A la faveur de la crise en Côte d’Ivoire, la Banque africaine de développement a délocalisé en Tunisie. Aujourd’hui, avec la paix retrouvée, cette institution est revenue à son siège naturel. Quel commentaire ?

J’ai applaudi le retour de la Bad en Côte d’Ivoire, pour une raison très simple. D’abord, vous n’êtes pas sans savoir que le siège de la Bad est établi à Abidjan. La délocalisation à Tunis devrait durer le temps de la crise. Or, aujourd’hui, la situation est redevenue normale. Donc, il était tout à fait normal que la Bad revienne. Secundo, la Tunisie est un pays qu’on pourrait appeler émergent et qui a moins besoin de la Bad que la Côte d’Ivoire.
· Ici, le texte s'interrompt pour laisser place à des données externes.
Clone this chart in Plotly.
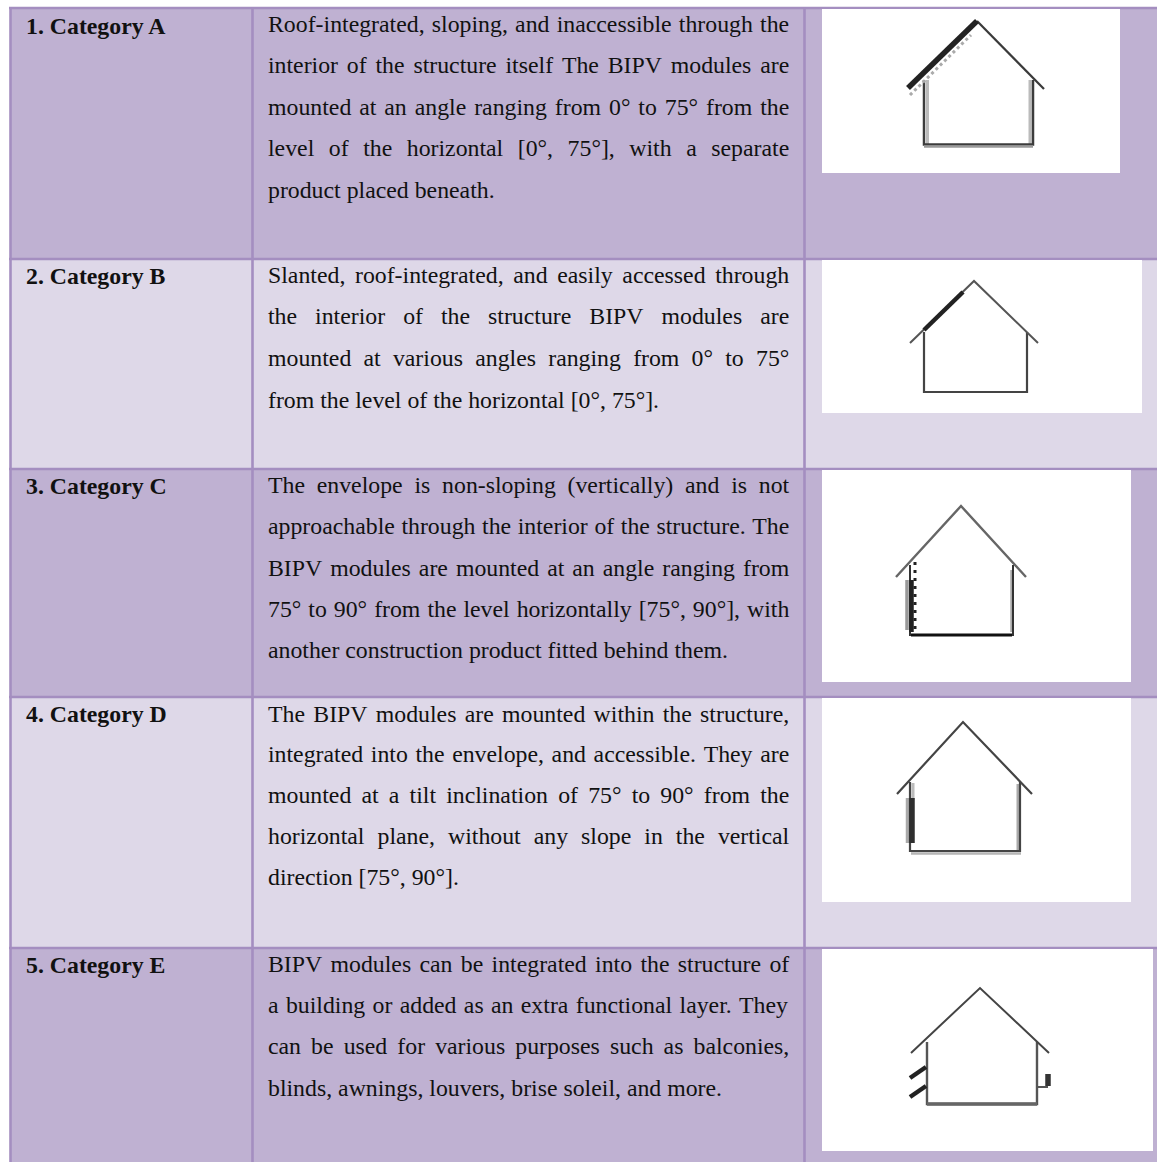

La Bad est davantage dans son rôle en étant en Afrique de l’Ouest plutôt qu’en Afrique du Nord. La plupart des pays d’Afrique du Nord ont atteint un certain niveau de confort et ils doivent être solidaires avec le reste du continent. Donc, le retour de la Bad à Abidjan est juste. Par contre, ce retour devrait se faire avec une compensation. La Tunisie aurait dû conserver certains organes, mais cela n’a malheureusement pas été le cas. Parce que les politiques qui gouvernaient en ce moment la Tunisie n’ont pas été capables de défendre les intérêts nationaux. La Côte d’Ivoire pourrait renvoyer l’ascenseur à la Tunisie qui a contribué le retour de la Bad à Abidjan, en favorisant l’élection d’un Tunisien à la tête de la Bad. Je fais allusion à la candidature du ministre Jalloul Ayed, ancien ministre Tunisien de l’Economie. Nous espérons que les autorités ivoiriennes soutiendront cette candidature comme il se doit. Mon rêve, c’est de voir le futur président tunisien, réserver son premier voyage à l’extérieur, après le voyage classique qui se fait auprès d’un pays voisin de l’Afrique du Nord, à la Côte d’Ivoire. Ce serait un signal très fort. Parce qu’il est temps que la Tunisie se réconcilie avec ses racines profondes. Car, comme l’a dit quelqu’un, l’Afrique, c’est comme un arbre, le tronc est quelque part, les branches sont en Afrique du Nord, les racines sont en Afrique subsaharienne et malheureusement, les fruits ont tendance à mûrir en Europe.